The script fairly much follows the original. There are one or two modern touches – The Five now seem like a bunch of Goth Chicks and some of the girls can now be gay/bi. The remake is allowed to push the envelope in ways that might have made the staid original blanch – like a scene where Julie Benz gets to make out with her professor (Richard Joseph Paul) across his desk clad only in a bra. But there’s not enough reinvention or modern irony in the script to make Satan’s School for Girls interesting as a remake.

Moreover, there seems vast plausibility holes in the script – Shannen Doherty has one of those miracle jobs as a receptionist where she can quit, has enough savings to instantly join a college (all seemingly without any kind of references or paperwork other than a fake driver’s license) and go off to chase something that her dead sister vaguely mentioned. The twists offered up are rather lame. The Goth chicks led by Victoria Sanchez are set up as the Satanists – Shannen Doherty even has a dream sequence where Victoria enters her room and cuts her with a dagger – but then they are revealed not to be the Satanists. Shannen Doherty is given latent psychic powers – but these are not explored in any way, rather are just set up for the Carrie (1976)-like climax where she is able to despatch the cultists by calling lightning down on them.

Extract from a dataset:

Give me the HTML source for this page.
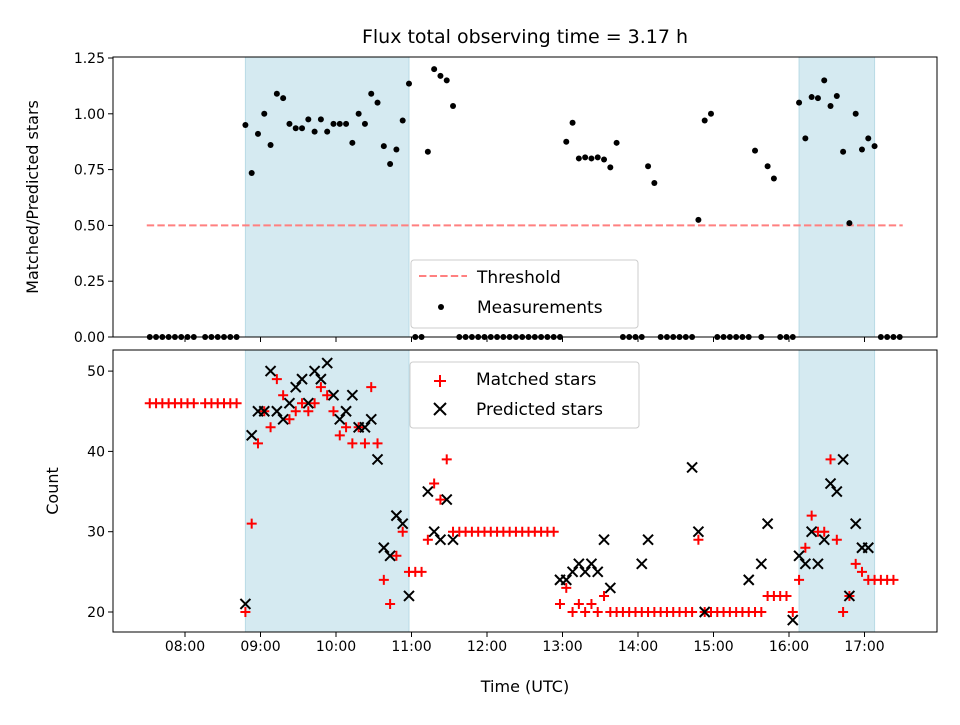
<!DOCTYPE html>
<html><head><meta charset="utf-8"><style>
body{margin:0;background:#fff}
svg text{font-family:"DejaVu Sans","Liberation Sans",sans-serif;fill:#000}
</style></head><body>
<svg id="c" width="960" height="720" viewBox="0 0 960 720" xmlns="http://www.w3.org/2000/svg"></svg>
<script>
const times=[452,457,462,467,472,477,482,487,496,501,506,511,516,521,
528,533,538,543,548,553,558,563,568,573,578,583,588,593,598,603,608,613,618,623,628,633,638,643,648,653,658,663,668,
673,678,683,688,693,698,703,708,713,718,723,728,733,738,743,748,753,758,763,768,773,778,
783,788,793,798,803,808,813,818,823,828,833,838,843,848,853,858,863,868,873,878,883,888,893,898,903,908,913,918,923,928,
933,938,943,948,953,958,963,968,973,978,983,988,993,998,1003,1008,1013,1018,1023,1028,1033,1038,1043,1048];
const ratio=[0,0,0,0,0,0,0,0,0,0,0,0,0,0,
.95,.735,.91,1.0,.86,1.09,1.07,.955,.935,.935,.975,.92,.975,.92,.955,.955,.955,.87,1.0,.955,1.09,1.05,.855,.775,.84,.97,1.135,0,0,
.83,1.2,1.17,1.15,1.035,0,0,0,0,0,0,0,0,0,0,0,0,0,0,0,0,0,
.875,.96,.8,.805,.8,.805,.795,.76,.87,0,0,0,0,.765,.69,0,0,0,0,0,0,.525,.97,1.0,0,0,0,0,0,0,
.835,0,.765,.71,0,0,0,1.05,.89,1.075,1.07,1.15,1.035,1.08,.83,.51,1.0,.84,.89,.855,0,0,0,0];
const matched=[46,46,46,46,46,46,46,46,46,46,46,46,46,46,
20,31,41,45,43,49,47,44,45,46,45,46,48,47,45,42,43,41,43,41,48,41,24,21,27,30,25,25,25,
29,36,34,39,30,30,30,30,30,30,30,30,30,30,30,30,30,30,30,30,30,
21,23,20,21,20,21,20,22,20,20,20,20,20,20,20,20,20,20,20,20,20,20,29,20,20,20,20,20,20,20,
20,20,20,22,22,22,22,20,24,28,32,30,30,39,29,20,22,26,25,24,24,24,24,24];
const predicted=[null,null,null,null,null,null,null,null,null,null,null,null,null,null,
21,42,45,45,50,45,44,46,48,49,46,50,49,51,47,44,45,47,43,43,44,39,28,27,32,31,22,null,null,
35,30,29,34,29,null,null,null,null,null,null,null,null,null,null,null,null,null,null,null,null,
24,24,25,26,25,26,25,29,23,null,null,null,null,26,29,null,null,null,null,null,null,38,30,20,null,null,null,null,null,null,
24,null,26,31,null,null,null,19,27,26,30,26,29,36,35,39,22,31,28,28,null,null,null,null];
const xTicks=[480,540,600,660,720,780,840,900,960,1020];
const xTickLabels=["08:00","09:00","10:00","11:00","12:00","13:00","14:00","15:00","16:00","17:00"];
const topTicks=[0,0.25,0.5,0.75,1.0,1.25];
const topTickLabels=["0.00","0.25","0.50","0.75","1.00","1.25"];
const botTicks=[20,30,40,50];
const spans=[[528,658],[968,1028]];
const threshold=0.5;

const NS="http://www.w3.org/2000/svg";
const svg=document.getElementById('c');
function el(t,a,p){const e=document.createElementNS(NS,t);for(const k in a)e.setAttribute(k,a[k]);(p||svg).appendChild(e);return e;}
const X=t=>185+(t-480)*75.5/60;
const YT=r=>337-r*223.2;
const YB=v=>612-(v-20)*8.03;
const L=113,R=937,T1=57,B1=337,T2=350,B2=632;

function spansDraw(top,bot){spans.forEach(s=>{const r=el('rect',{x:X(s[0]),y:top,width:X(s[1])-X(s[0]),height:bot-top,fill:'#d5eaf1',stroke:'#b9dbe6','stroke-width':1});

});}
spansDraw(T1,B1);spansDraw(T2,B2);

// threshold
const th=el('line',{x1:X(452)-3,x2:X(1048)+3,y1:YT(threshold),y2:YT(threshold),stroke:'#ff8080','stroke-width':2,'stroke-dasharray':'7.4,3.2'});



// top points
times.forEach((t,i)=>{const c=el('circle',{cx:X(t),cy:YT(ratio[i]),r:3,fill:'#000'});

});

// bottom
times.forEach((t,i)=>{const x=X(t),y=YB(matched[i]),s=5;
const p=el('path',{d:`M${x-s} ${y}H${x+s}M${x} ${y-s}V${y+s}`,stroke:'#ff0000','stroke-width':2,fill:'none'});

});
times.forEach((t,i)=>{if(predicted[i]==null)return;const x=X(t),y=YB(predicted[i]),s=5;
const p=el('path',{d:`M${x-s} ${y-s}L${x+s} ${y+s}M${x-s} ${y+s}L${x+s} ${y-s}`,stroke:'#000','stroke-width':2,fill:'none'});

});

// frames
[[T1,B1],[T2,B2]].forEach((f,k)=>{const r=el('rect',{x:L,y:f[0],width:R-L,height:f[1]-f[0],fill:'none',stroke:'#000','stroke-width':1});


xTicks.forEach((t,i)=>{el('line',{x1:X(t),x2:X(t),y1:f[1],y2:f[1]+5,stroke:'#000'});
if(k){const tx=el('text',{x:X(t),y:f[1]+19,'font-size':14,'text-anchor':'middle'});tx.textContent=xTickLabels[i];

}});});
topTicks.forEach((v,i)=>{el('line',{x1:L-5,x2:L,y1:YT(v),y2:YT(v),stroke:'#000'});
const tx=el('text',{x:L-8,y:YT(v)+5,'font-size':14,'text-anchor':'end'});tx.textContent=topTickLabels[i];

});
botTicks.forEach(v=>{el('line',{x1:L-5,x2:L,y1:YB(v),y2:YB(v),stroke:'#000'});
const tx=el('text',{x:L-8,y:YB(v)+5,'font-size':14,'text-anchor':'end'});tx.textContent=v;

});

function txt(s,a,name){const t=el('text',a);t.textContent=s;return t;}
txt('Flux total observing time = 3.17 h',{x:525,y:43,'font-size':19,'text-anchor':'middle'},'chart-title');
txt('Matched/Predicted stars',{x:0,y:0,'font-size':16,'text-anchor':'middle',transform:'translate(38,197) rotate(-90)'},'ratio-axis-title');
txt('Count',{x:0,y:0,'font-size':16,'text-anchor':'middle',transform:'translate(58,491) rotate(-90)'},'count-axis-title');
txt('Time (UTC)',{x:525,y:692,'font-size':16,'text-anchor':'middle'},'x-axis-title');

// legends
const lg1=el('g',{});
el('rect',{x:411,y:260,width:227,height:68,rx:3,fill:'#fff','fill-opacity':0.8,stroke:'#ccc'},lg1);
el('line',{x1:419,x2:467,y1:276,y2:276,stroke:'#ff8080','stroke-width':2,'stroke-dasharray':'7.4,3.2'},lg1);
el('circle',{cx:441,cy:307,r:3,fill:'#000'},lg1);
const a1=el('text',{x:477,y:283,'font-size':17},lg1);a1.textContent='Threshold';
const a2=el('text',{x:477,y:313,'font-size':17},lg1);a2.textContent='Measurements';
const lg2=el('g',{});
el('rect',{x:410,y:362,width:229,height:66,rx:3,fill:'#fff','fill-opacity':0.8,stroke:'#ccc'},lg2);
el('path',{d:'M434 381H446M440 375V387',stroke:'#ff0000','stroke-width':2},lg2);
el('path',{d:'M434 403L446 415M434 415L446 403',stroke:'#000','stroke-width':2},lg2);
const b1=el('text',{x:476,y:385,'font-size':17},lg2);b1.textContent='Matched stars';
const b2=el('text',{x:476,y:415,'font-size':17},lg2);b2.textContent='Predicted stars';
</script>
</body></html>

The majorly disappointing thing about Satan’s School for Girls is that it has a great exploitation title. If Aaron Spelling and co had waited a couple of years later until the 70s/80s remake cycle came along with The Texas Chainsaw Massacre (2003) and Dawn of the Dead (2004), you could easily imagine a much edgier, R-rated version of Satan’s School for Girls conducted as a cinematic remake.

In a nod to the original, a now middle-aging Kate Jackson turns up as the dean of the school. Now in her fifties, with her tall 5’9” frame and face having thinned out, Jackson looks positively spooky in the role and plays the part with an alarming intensity.